[Charts and diagrams as code]
* * * * *
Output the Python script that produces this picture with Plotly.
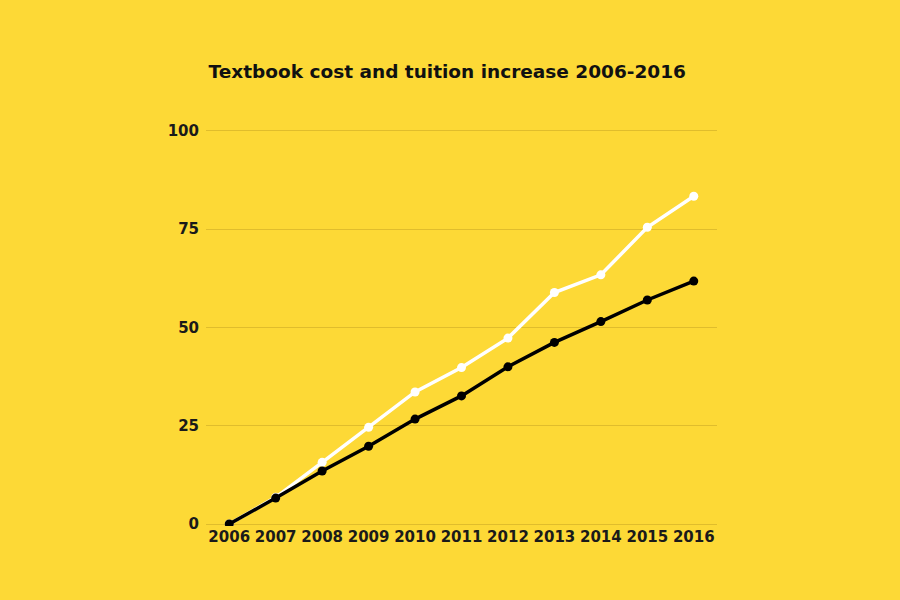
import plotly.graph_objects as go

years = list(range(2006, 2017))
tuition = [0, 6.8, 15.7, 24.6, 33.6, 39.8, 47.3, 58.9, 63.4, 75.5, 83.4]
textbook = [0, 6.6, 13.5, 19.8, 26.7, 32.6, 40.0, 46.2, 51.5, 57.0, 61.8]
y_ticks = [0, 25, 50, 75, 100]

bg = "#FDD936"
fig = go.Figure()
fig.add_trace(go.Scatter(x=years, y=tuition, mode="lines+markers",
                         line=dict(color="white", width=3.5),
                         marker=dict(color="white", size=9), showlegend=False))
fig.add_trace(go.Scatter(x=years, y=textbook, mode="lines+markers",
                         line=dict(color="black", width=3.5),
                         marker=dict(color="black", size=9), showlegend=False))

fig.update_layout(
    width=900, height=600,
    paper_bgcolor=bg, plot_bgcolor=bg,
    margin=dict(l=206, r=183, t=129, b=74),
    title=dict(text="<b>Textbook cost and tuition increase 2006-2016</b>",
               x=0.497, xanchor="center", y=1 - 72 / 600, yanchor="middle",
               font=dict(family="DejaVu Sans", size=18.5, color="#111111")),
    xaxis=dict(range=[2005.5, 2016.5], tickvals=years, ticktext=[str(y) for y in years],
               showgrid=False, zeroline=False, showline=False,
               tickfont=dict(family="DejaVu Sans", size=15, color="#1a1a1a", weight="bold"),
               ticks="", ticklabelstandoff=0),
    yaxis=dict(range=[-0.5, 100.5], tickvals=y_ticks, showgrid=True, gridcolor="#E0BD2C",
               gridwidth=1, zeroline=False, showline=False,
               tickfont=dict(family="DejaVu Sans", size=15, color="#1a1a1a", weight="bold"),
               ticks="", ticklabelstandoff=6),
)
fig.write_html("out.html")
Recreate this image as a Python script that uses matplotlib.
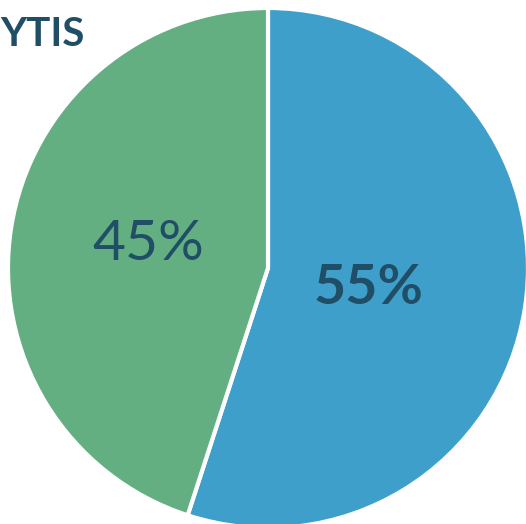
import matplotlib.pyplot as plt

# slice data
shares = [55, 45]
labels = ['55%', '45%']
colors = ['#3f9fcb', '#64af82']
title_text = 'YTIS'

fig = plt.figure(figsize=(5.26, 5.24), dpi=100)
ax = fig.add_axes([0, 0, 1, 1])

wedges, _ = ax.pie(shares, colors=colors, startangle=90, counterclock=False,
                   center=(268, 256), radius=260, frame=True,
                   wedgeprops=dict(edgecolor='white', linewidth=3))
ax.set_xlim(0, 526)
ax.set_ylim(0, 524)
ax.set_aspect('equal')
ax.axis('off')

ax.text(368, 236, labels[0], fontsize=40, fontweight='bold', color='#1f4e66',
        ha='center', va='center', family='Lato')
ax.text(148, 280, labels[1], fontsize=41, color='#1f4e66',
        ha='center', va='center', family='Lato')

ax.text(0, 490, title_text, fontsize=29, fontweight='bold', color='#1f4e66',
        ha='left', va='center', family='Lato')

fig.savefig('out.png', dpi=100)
* * * * *
Work to do — Leave out the pictures. Transcribe only the lines above, from the first through the one that contains "y_ticks = [0, 25, 50, 75, 100]".

Solution below —
Output the Python script that produces this picture with Plotly.
import plotly.graph_objects as go

years = list(range(2006, 2017))
tuition = [0, 6.8, 15.7, 24.6, 33.6, 39.8, 47.3, 58.9, 63.4, 75.5, 83.4]
textbook = [0, 6.6, 13.5, 19.8, 26.7, 32.6, 40.0, 46.2, 51.5, 57.0, 61.8]
y_ticks = [0, 25, 50, 75, 100]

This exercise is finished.